Cohesiveness, coach's interpersonal style and psychological needs: Their effects on self-determination and athletes' subjective well-being
Blanchard, C. M, Amiot, C. E, Perreault, S., Vallerand, R. J & Provencher, P. (2009). Cohesiveness, coach's interpersonal style and psychological needs: Their effects on self-determination and athletes' subjective well-being. Psychology of Sport and Exercise,10(5), 545-551. The Netherlands: Elsevier. Retrieved from https://doi.org/10.1016/j.psychsport.2009.02.005
Goal: The goal of this study was to test the impact of cohesiveness and coaches' controlling interpersonal style on athletes' perceptions of autonomy, competence and relatedness.

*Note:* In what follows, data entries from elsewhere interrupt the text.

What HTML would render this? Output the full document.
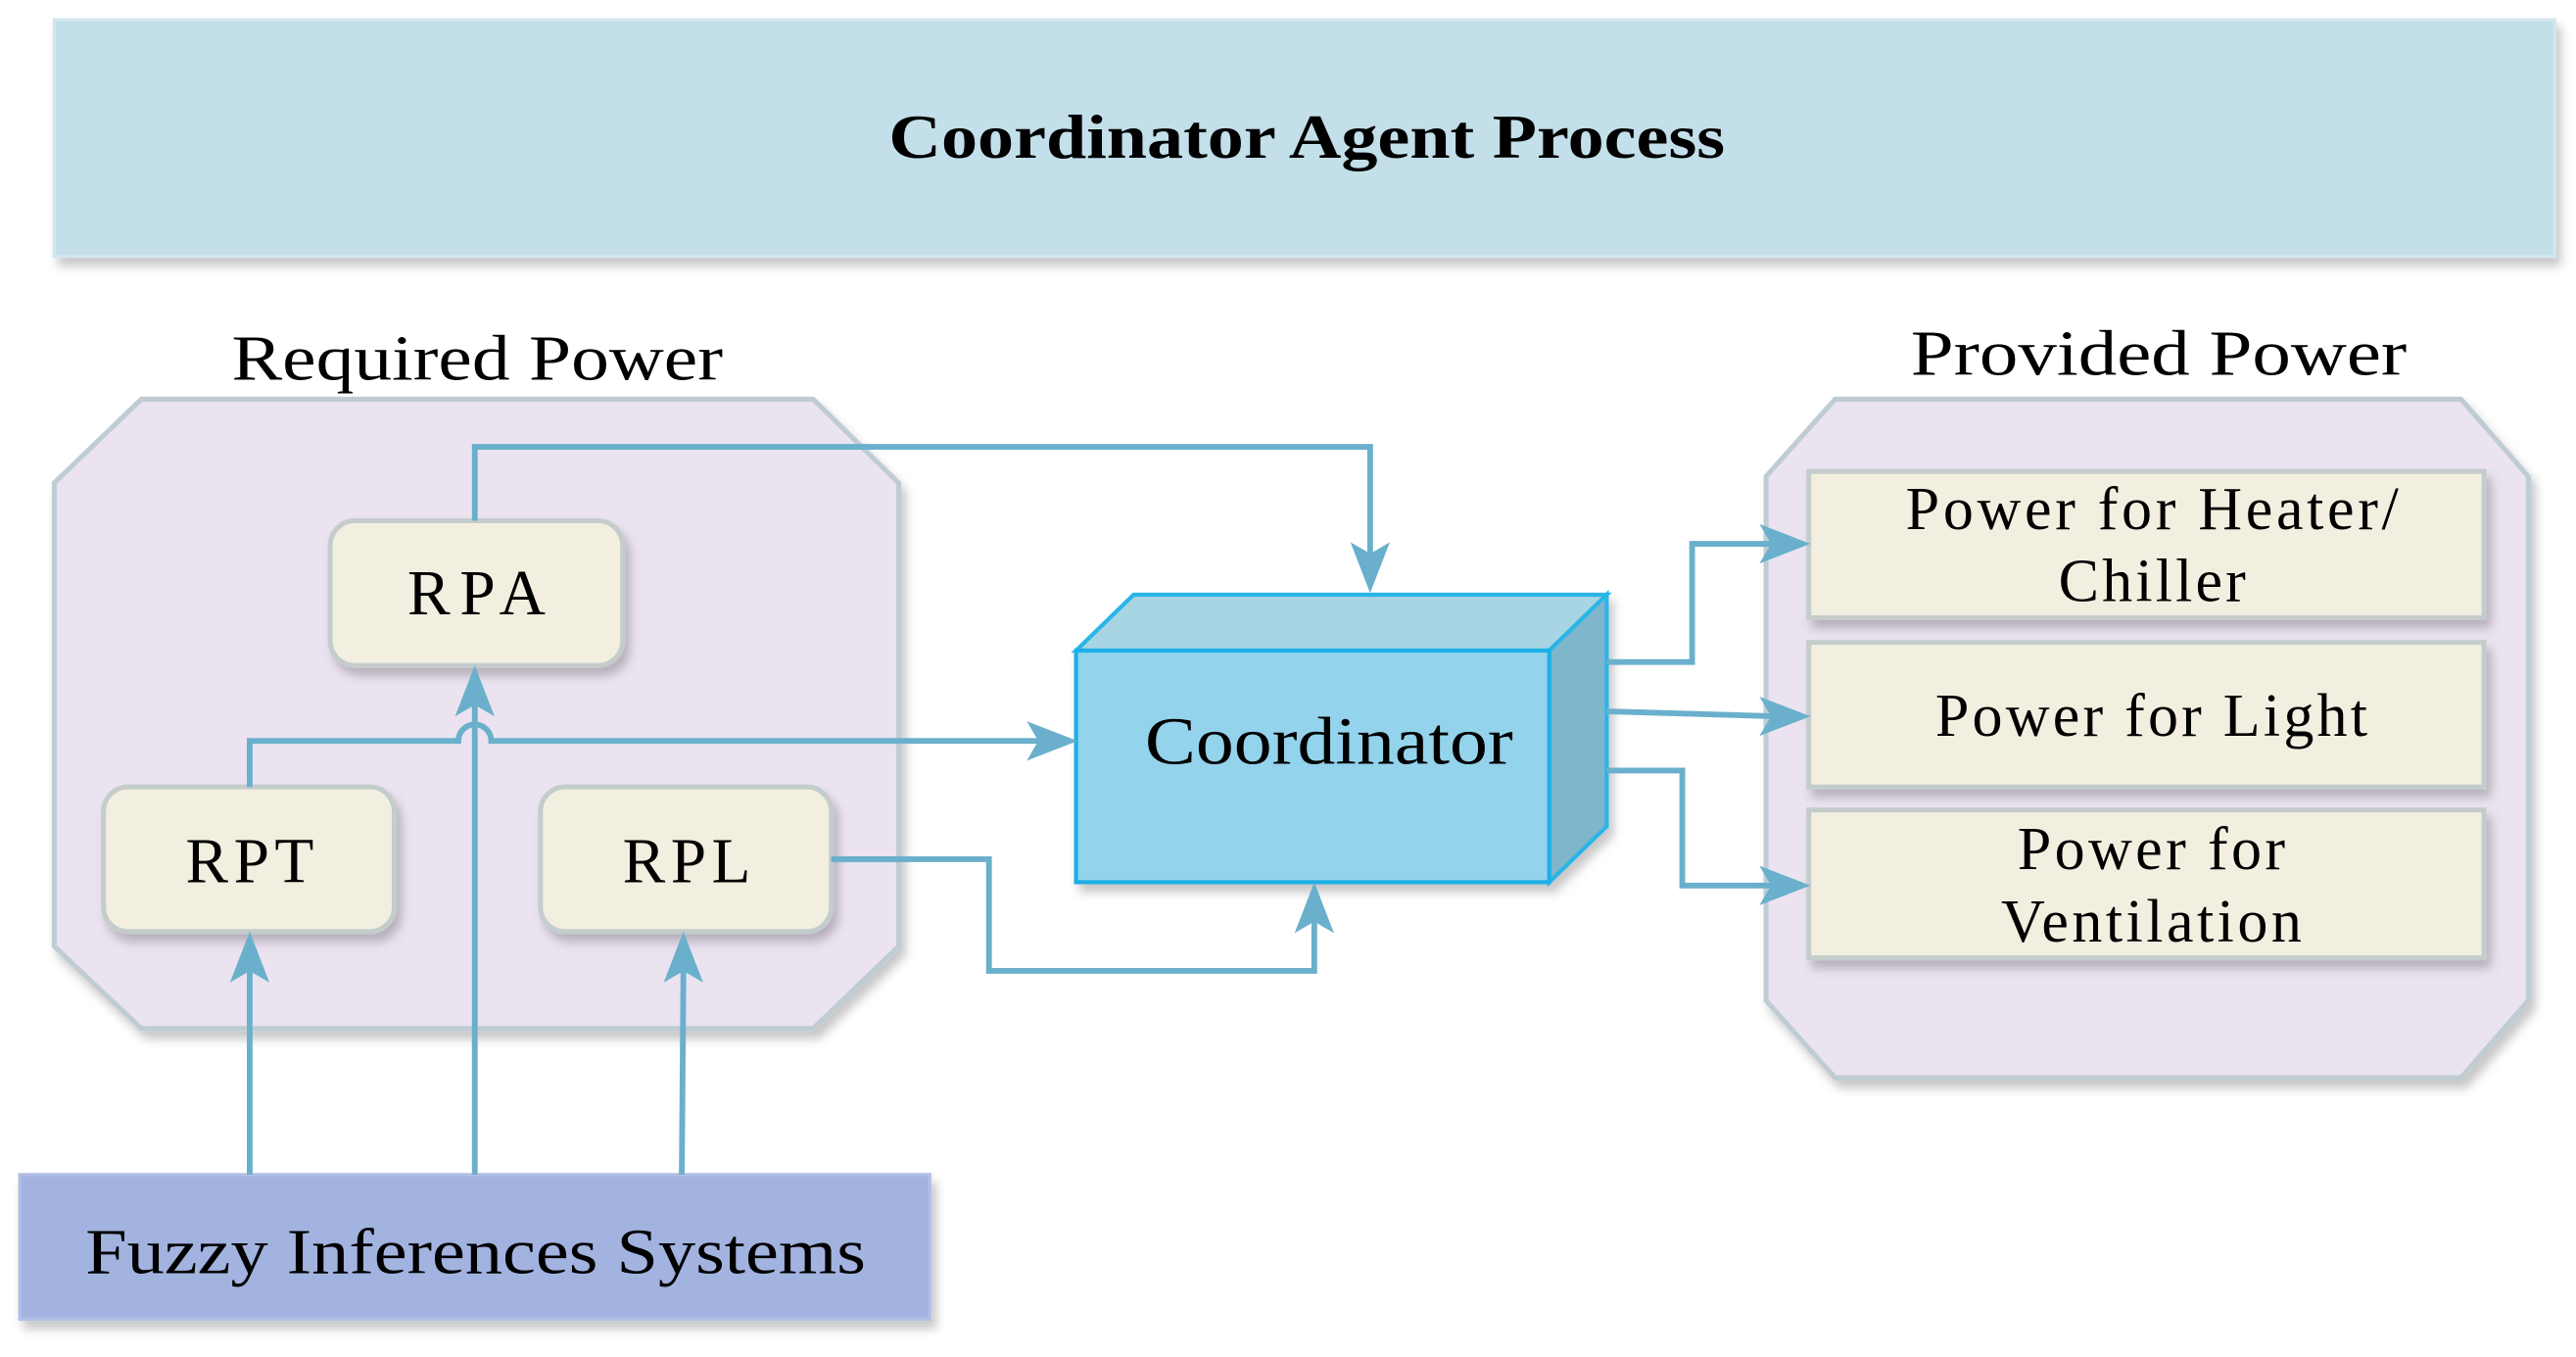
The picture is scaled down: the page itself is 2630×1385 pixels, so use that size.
<!DOCTYPE html>
<html><head><meta charset="utf-8"><style>
html,body{margin:0;padding:0;background:#fff;}
svg{display:block;}
text{font-family:"Liberation Serif",serif;fill:#000;}
</style></head><body>
<svg width="2630" height="1385" viewBox="0 0 1568 826" preserveAspectRatio="none" xmlns="http://www.w3.org/2000/svg">
<defs>
<filter id="sh" x="-10%" y="-10%" width="130%" height="140%">
<feDropShadow dx="3" dy="5" stdDeviation="3" flood-color="#000" flood-opacity="0.22"/>
</filter>
</defs>
<!-- title -->
<rect x="33" y="12" width="1522" height="144" fill="#c3dfe9" stroke="#d3e6ee" stroke-width="2" filter="url(#sh)"/>
<text x="541" y="96" font-size="38" font-weight="bold" textLength="509" lengthAdjust="spacingAndGlyphs">Coordinator Agent Process</text>

<!-- left octagon -->
<text x="141" y="231" font-size="39" textLength="299" lengthAdjust="spacingAndGlyphs">Required Power</text>
<polygon points="86,243 495,243 547,294 547,576 495,626 86,626 33,576 33,294" fill="#ebe3f0" stroke="#c0ccd4" stroke-width="3" filter="url(#sh)"/>

<!-- right octagon -->
<text x="1163" y="228" font-size="39" textLength="302" lengthAdjust="spacingAndGlyphs">Provided Power</text>
<polygon points="1117,243 1498,243 1539,290 1539,609 1498,656 1117,656 1075,609 1075,290" fill="#ebe3f0" stroke="#c0ccd4" stroke-width="3" filter="url(#sh)"/>

<!-- rounded boxes -->
<g fill="#f2efe0" stroke="#c4cccc" stroke-width="3" filter="url(#sh)">
<rect x="201" y="317" width="178" height="88" rx="15"/>
<rect x="63" y="479" width="177" height="88" rx="15"/>
<rect x="329" y="479" width="177" height="88" rx="15"/>
<rect x="1101" y="287" width="411" height="89"/>
<rect x="1101" y="391" width="411" height="88"/>
<rect x="1101" y="493" width="411" height="90"/>
</g>
<g font-size="39" lengthAdjust="spacingAndGlyphs">
<text x="248" y="374" textLength="84">RPA</text>
<text x="113" y="537" textLength="78">RPT</text>
<text x="379" y="537" textLength="78">RPL</text>
</g>
<g font-size="37" lengthAdjust="spacingAndGlyphs">
<text x="1160" y="322" textLength="300">Power for Heater/</text>
<text x="1253" y="366" textLength="114">Chiller</text>
<text x="1178" y="448" textLength="263">Power for Light</text>
<text x="1228" y="529" textLength="163">Power for</text>
<text x="1218" y="573" textLength="183">Ventilation</text>
</g>

<!-- fuzzy -->
<rect x="12" y="715" width="554" height="88" fill="#a2b3e0" stroke="#b2c0e6" stroke-width="2" filter="url(#sh)"/>
<text x="52" y="775" font-size="39" textLength="475" lengthAdjust="spacingAndGlyphs">Fuzzy Inferences Systems</text>

<!-- cube -->
<g filter="url(#sh)">
<polygon points="655,396 690,362 978,362 943,396" fill="#a8d5e4" stroke="#2ab5e8" stroke-width="2.5"/>
<polygon points="943,396 978,362 978,503 943,537" fill="#80b6cc" stroke="#2ab5e8" stroke-width="2.5"/>
<rect x="655" y="396" width="288" height="141" fill="#94d3ec" stroke="#1fb0e6" stroke-width="2.5"/>
</g>
<text x="697" y="465" font-size="41" textLength="224" lengthAdjust="spacingAndGlyphs">Coordinator</text>

<!-- connectors -->
<g fill="none" stroke="#6ab0cc" stroke-width="3.5">
<polyline points="289,317 289,272 834,272 834,340"/>
<polyline points="152,715 152,590"/>
<polyline points="289,715 289,428"/>
<polyline points="415,715 416,590"/>
<path d="M152,479 V451 H279 A10,10 0 0 1 299,451 H633"/>
<polyline points="506,523 602,523 602,591 800,591 800,560"/>
<polyline points="978,403 1030,403 1030,331 1080,331"/>
<polyline points="978,433 1080,436"/>
<polyline points="978,469 1024,469 1024,539 1080,539"/>
</g>
<g fill="#6ab0cc">
<polygon points="834,361 822,330 834,337 846,330"/>
<polygon points="152,567 140,598 152,591 164,598"/>
<polygon points="289,405 277,436 289,429 301,436"/>
<polygon points="416,567 404,598 416,591 428,598"/>
<polygon points="656,451 625,439 632,451 625,463"/>
<polygon points="800,537 788,568 800,561 812,568"/>
<polygon points="1102,331 1071,319 1078,331 1071,343"/>
<polygon points="1102,436 1071,424 1078,436 1071,448"/>
<polygon points="1102,539 1071,527 1078,539 1071,551"/>
</g>
</svg>
</body></html>
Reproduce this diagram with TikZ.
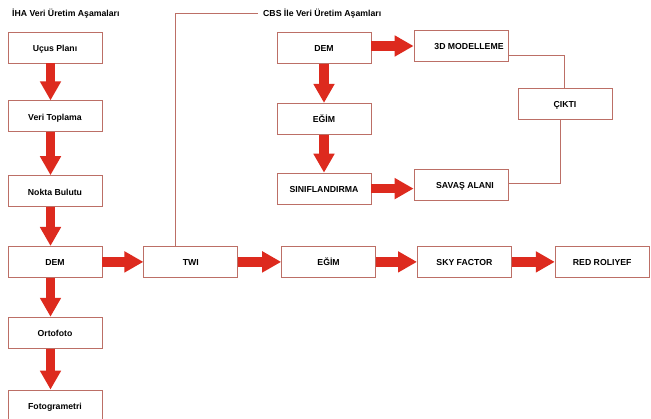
\documentclass[tikz,border=0pt]{standalone}
\usepackage{fontspec}
\setmainfont{Liberation Sans}
\usepackage{tikz}
\usetikzlibrary{arrows.meta,positioning,calc}
\definecolor{flowred}{HTML}{DD2A1E}
\definecolor{boxline}{HTML}{BC6F66}

\begin{document}
\begin{tikzpicture}[x=1pt,y=-1pt,
every node/.style={font=\bfseries\fontsize{8.7}{10}\selectfont},
box/.style={draw=boxline,line width=0.8pt,fill=white,minimum width=94pt,minimum height=31pt,inner sep=2pt,text height=9pt,text depth=1pt,align=center},
bigarr/.style={-{Triangle[length=19pt,width=20pt]},line width=9.5pt,draw=flowred},
link/.style={draw=boxline,line width=0.8pt},
ttl/.style={anchor=west,inner sep=0pt}
]
\useasboundingbox[fill=white] (0,0) rectangle (651,419);

\node[ttl] (ttl1) at (12,13.5) {İHA Veri Üretim Aşamaları};
\node[ttl] (ttl2) at (263,13.5) {CBS İle Veri Üretim Aşamları};

\node[box] (ucus) at (55,47.5) {Uçus Planı};
\node[box,below=37pt of ucus]  (veri)  {Veri Toplama};
\node[box,below=43pt of veri]  (nokta) {Nokta Bulutu};
\node[box,below=39pt of nokta] (dem)   {DEM};
\node[box,below=39pt of dem]   (orto)  {Ortofoto};
\node[box,below=41pt of orto]  (foto)  {Fotogrametri};

\node[box,right=41pt of dem]   (twi)   {TWI};
\node[box,right=43pt of twi]   (egim)  {EĞİM};
\node[box,right=41pt of egim]  (sky)   {SKY FACTOR};
\node[box,right=43pt of sky]   (red)   {RED ROLIYEF};

\node[box] (cbsdem) at (324,48) {DEM};
\node[box,below=39pt of cbsdem] (cbsegim) {EĞİM};
\node[box,below=38pt of cbsegim] (sinif) {SINIFLANDIRMA};
\node[box] (model) at (461,46) {\hspace*{16pt}3D MODELLEME};
\node[box] (cikti) at (565,103.5) {ÇIKTI};
\node[box] (savas) at (461,185) {\hspace*{8pt}SAVAŞ ALANI};

\draw[bigarr] ([xshift=-4.5pt]ucus.south)  -- ([xshift=-4.5pt]veri.north);
\draw[bigarr] ([xshift=-4.5pt]veri.south)  -- ([xshift=-4.5pt]nokta.north);
\draw[bigarr] ([xshift=-4.5pt]nokta.south) -- ([xshift=-4.5pt]dem.north);
\draw[bigarr] ([xshift=-4.5pt]dem.south)   -- ([xshift=-4.5pt]orto.north);
\draw[bigarr] ([xshift=-4.5pt]orto.south)  -- ([xshift=-4.5pt]foto.north);

\draw[bigarr] (dem) -- (twi);
\draw[bigarr] (twi) -- (egim);
\draw[bigarr] (egim) -- (sky);
\draw[bigarr] (sky) -- (red);

\draw[bigarr] (cbsdem) -- (cbsegim);
\draw[bigarr] (cbsegim) -- (sinif);
\draw[bigarr] (cbsdem.east |- model.west) -- (model.west);
\draw[bigarr] (sinif.east) -- (savas.west |- sinif.east);

\coordinate (cbs) at ([xshift=-5pt]ttl2.west);
\draw[link] ([xshift=-15pt]twi.north) |- (cbs);
\draw[link] ([yshift=-9pt]model.east) -| ([xshift=-1pt]cikti.north);
\draw[link] ([xshift=-5pt]cikti.south) |- ([yshift=2pt]savas.east);
\end{tikzpicture}
\end{document}
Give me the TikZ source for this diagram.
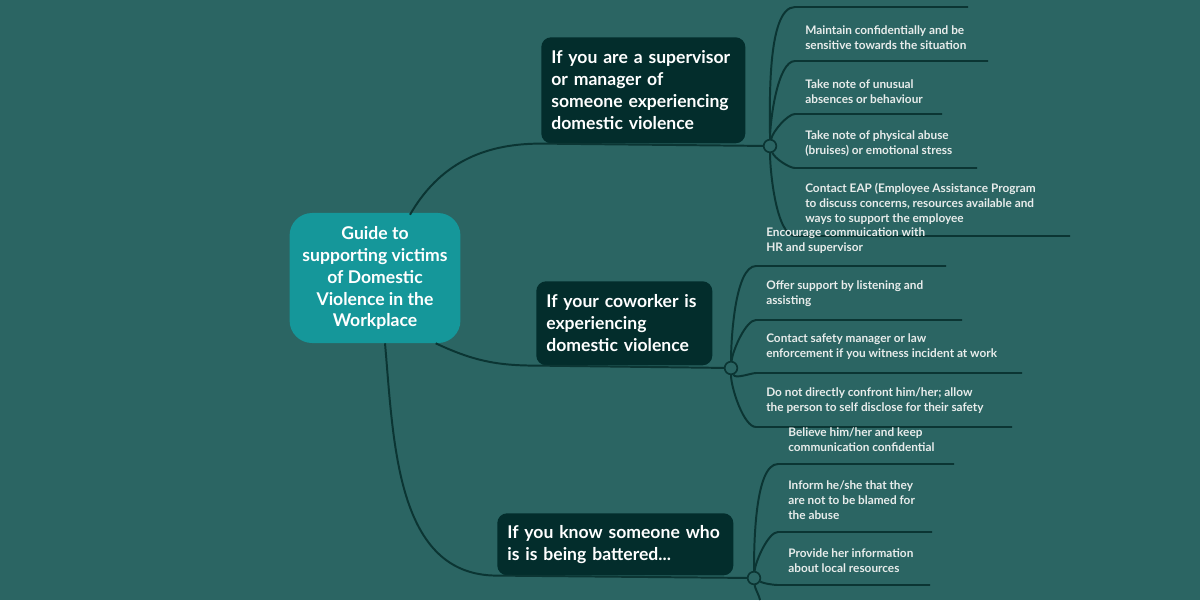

A contextual motivation sequence [Vallerand, R. J. (1997). Toward a hierarchical model of intrinsic and extrinsic motivation. In M. Zanna (Ed.), Advances in experimental social psychology, Vol. 29 (pp. 271–360). New York: Academic Press.] was tested whereby social factors supporting the satisfaction of basic needs would increase the level of sport self-determination, which in turn, should predict subjective well-being in athletes. Method: The proposed sequence was tested with 197 basketball players using structural equation modeling. The hypothesized model was supported. Results: Perceptions of cohesiveness positively predicted the satisfaction of the basic needs. Perceptions of coaches' controlling interpersonal style negatively impacted feelings of autonomy. In turn, psychological needs predicted self-determination in sports ensuing greater sport satisfaction and positive emotions in sports. Tests of indirect effects also supported the mediating role of psychological needs and self-determination. Conclusion: Results are discussed in light of the different types of motivational antecedents and their influence on the psychological needs.